Allan Grapard

Allan Grapard
Ph.D., Institut national des langues et civilisations orientales (INALCO), Paris

Professor Emeritus

Allan Grapard is one of the most influential scholars of Japanese religious history. He has been one of the leading promoters in the West of new approaches to Japanese religions and intellectual history developed in Japan by Kuroda Toshio (1926-1991) and others, which revolutionized the way in which we now look at religious phenomena especially in medieval Japan. Grapard has also always been very attentive to critical theory and methodological issues, and is one of the leaders of the “critical turn” in Japanese religious studies. Grapard’s research on Japanese religious history has followed three main lines of enquiry: Shinto-Buddhist interactions, sacred geography (with his longstanding interest in mountain religion, Shugendō), and a variety of Japanese cultic practices—especially, the relations between ideas, institutions, and practices, in a variety of formats.
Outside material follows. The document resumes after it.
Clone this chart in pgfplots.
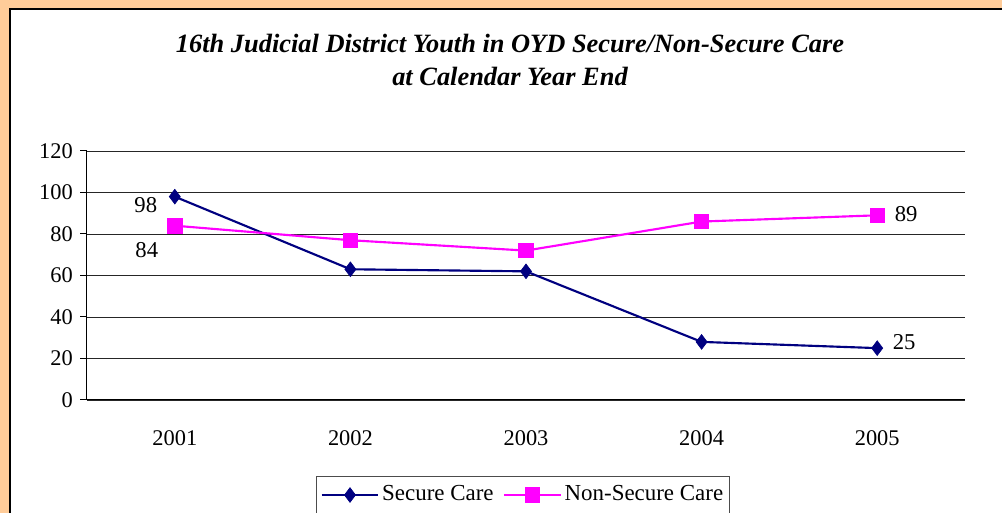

Grapard was also one the first scholars in recent generations to highlight the crucial importance of policies in the Meiji period that essentially terminated premodern religious beliefs and practices and contributed to a radical transformation of the religious field, with consequences still felt today.

His key publications include La Vérité Finale des Trois Enseignements (Paris: Poesis, 1982), The Protocol of the Gods (Berkeley: University of California Press, 1992), and Mountain Mandalas: Shugendō in Kyushu (London: Bloomsbury, 2016).